**STATED PROBLEM**.
The lines from the top of the material below through the line containing "fig = plt.figure(figsize=(W" are to be printed exactly, with pictures omitted.

**RECORDED INFORMATION**.
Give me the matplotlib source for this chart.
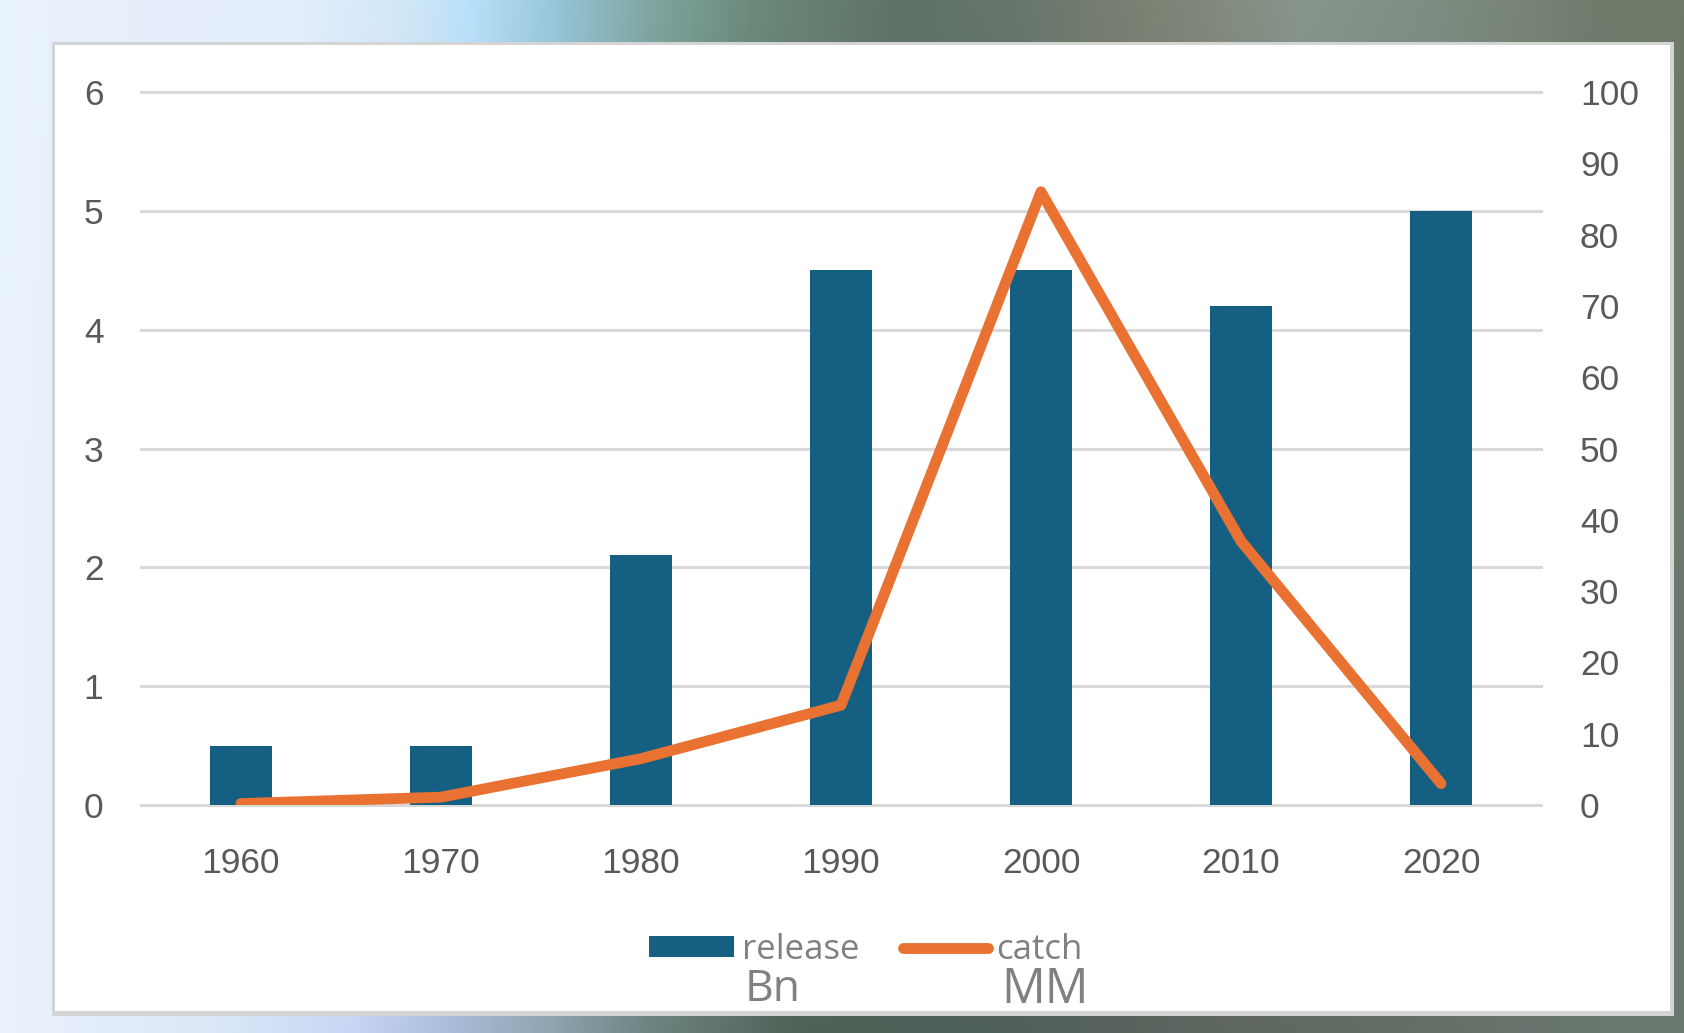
import numpy as np
import matplotlib
matplotlib.use("Agg")
import matplotlib.pyplot as plt
from matplotlib.patches import Rectangle
from matplotlib.lines import Line2D
from matplotlib.colors import to_rgb

# ---- data ----
years = ["1960", "1970", "1980", "1990", "2000", "2010", "2020"]
release_bn = [0.5, 0.5, 2.1, 4.5, 4.5, 4.2, 5.0]
catch_mm = [0.2, 1.1, 6.5, 14, 86, 37, 3]
left_ticks = [0, 1, 2, 3, 4, 5, 6]
right_ticks = [0, 10, 20, 30, 40, 50, 60, 70, 80, 90, 100]

BAR_COLOR = "#156082"
LINE_COLOR = "#E97132"
TICK_COLOR = "#595959"
LEGEND_COLOR = "#808080"
GRID_COLOR = "#d9d9d9"

W, H = 1684, 1033
fig = plt.figure(figsize=(W / 100, H / 100), dpi=100)

# ---- slide background: horizontal gradient, blended top to bottom ----
top_stops = [(0, "#eaf4fc"), (150, "#e6eefa"), (300, "#e4eefc"), (420, "#cde6f7"),
             (470, "#b9e0fb"), (560, "#96c4d6"), (650, "#7fa6a0"), (750, "#6c8a7c"),
             (900, "#5f7268"), (1000, "#66756a"), (1150, "#7c8274"), (1300, "#88958a"),
             (1450, "#7e8c80"), (1600, "#6f7c6c"), (1684, "#707a6a")]
bot_stops = [(0, "#eaf2fc"), (200, "#dde8f8"), (350, "#c8d8f4"), (450, "#aabcd8"),
             (550, "#8ea4b0"), (650, "#6d8480"), (800, "#4e6256"), (1000, "#4f5f58"),
             (1200, "#5e6660"), (1400, "#646c66"), (1600, "#6a7870"), (1684, "#6a7870")]


def row(stops):
    xs = np.arange(W)
    px = [p for p, _ in stops]
    cols = np.array([to_rgb(c) for _, c in stops])
    return np.stack([np.interp(xs, px, cols[:, k]) for k in range(3)], axis=1)


top_row, bot_row = row(top_stops), row(bot_stops)
t = np.linspace(0, 1, H)[:, None, None]
bg = top_row[None] * (1 - t) + bot_row[None] * t

bg_ax = fig.add_axes([0, 0, 1, 1], zorder=-10)
bg_ax.imshow(bg, extent=(0, W, H, 0), aspect="auto", interpolation="bilinear")
bg_ax.set_xlim(0, W)
bg_ax.set_ylim(H, 0)
bg_ax.axis("off")

# white chart card with a soft grey frame
bg_ax.add_patch(Rectangle((52, 42), 1622, 974, facecolor="#d4d4d4", edgecolor="none"))
bg_ax.add_patch(Rectangle((55, 45), 1615, 966, facecolor="white", edgecolor="none"))

# ---- chart ----
ax = fig.add_axes([141 / W, 1 - 805 / H, 1400 / W, 713 / H])
ax.set_facecolor("none")
x = np.arange(len(years))
bars = ax.bar(x, release_bn, width=0.31, color=BAR_COLOR, zorder=2)
ax.set_xlim(-0.5, len(years) - 0.5)
ax.set_ylim(0, 6)
ax.set_yticks(left_ticks)
ax.set_xticks(x)
ax.set_xticklabels(years)
ax.grid(axis="y", color=GRID_COLOR, linewidth=2.2, zorder=0)
ax.set_axisbelow(True)
for gl in ax.get_ygridlines():
    gl.set_clip_on(False)

ax2 = ax.twinx()
line, = ax2.plot(x, catch_mm, color=LINE_COLOR, linewidth=7.8,
                 solid_capstyle="round", solid_joinstyle="round", zorder=3)
ax2.set_ylim(0, 100)
ax2.set_yticks(right_ticks)

tick_family = ["Liberation Sans", "DejaVu Sans"]
for a in (ax, ax2):
    for s in a.spines.values():
        s.set_visible(False)
    a.tick_params(length=0, colors=TICK_COLOR)
    for lab in a.get_xticklabels() + a.get_yticklabels():
        lab.set_fontfamily(tick_family)
        lab.set_fontsize(25.5)
ax.tick_params(axis="y", pad=27)
ax.tick_params(axis="x", pad=30)
ax2.tick_params(axis="y", pad=28)

# ---- legend ----
leg_font = ["Open Sans", "DejaVu Sans"]
handles = [Rectangle((0, 0), 1, 1, facecolor=BAR_COLOR),
           Line2D([], [], color=LINE_COLOR, linewidth=7.8, solid_capstyle="round")]
leg = fig.legend(handles, ["release", "catch"], ncol=2, frameon=False,
                 loc="center left", bbox_to_anchor=(649 / W, 1 - 950 / H),
                 prop=dict(family=leg_font, size=25), labelcolor=LEGEND_COLOR,
                 handlelength=2.45, handleheight=0.55, handletextpad=0.22,
                 columnspacing=1.27, borderpad=0, borderaxespad=0)
fig.text(745 / W, 1 - 990 / H, "Bn", family=leg_font, size=32,
         color=LEGEND_COLOR, ha="left", va="center")
fig.text(1001 / W, 1 - 990 / H, "MM", family=leg_font, size=35,
         color=LEGEND_COLOR, ha="left", va="center")

fig.savefig("out.png", dpi=100)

**TASK SOLUTION**.
Give me the matplotlib source for this chart.
import numpy as np
import matplotlib
matplotlib.use("Agg")
import matplotlib.pyplot as plt
from matplotlib.patches import Rectangle
from matplotlib.lines import Line2D
from matplotlib.colors import to_rgb

# ---- data ----
years = ["1960", "1970", "1980", "1990", "2000", "2010", "2020"]
release_bn = [0.5, 0.5, 2.1, 4.5, 4.5, 4.2, 5.0]
catch_mm = [0.2, 1.1, 6.5, 14, 86, 37, 3]
left_ticks = [0, 1, 2, 3, 4, 5, 6]
right_ticks = [0, 10, 20, 30, 40, 50, 60, 70, 80, 90, 100]

BAR_COLOR = "#156082"
LINE_COLOR = "#E97132"
TICK_COLOR = "#595959"
LEGEND_COLOR = "#808080"
GRID_COLOR = "#d9d9d9"

W, H = 1684, 1033
fig = plt.figure(figsize=(W / 100, H / 100), dpi=100)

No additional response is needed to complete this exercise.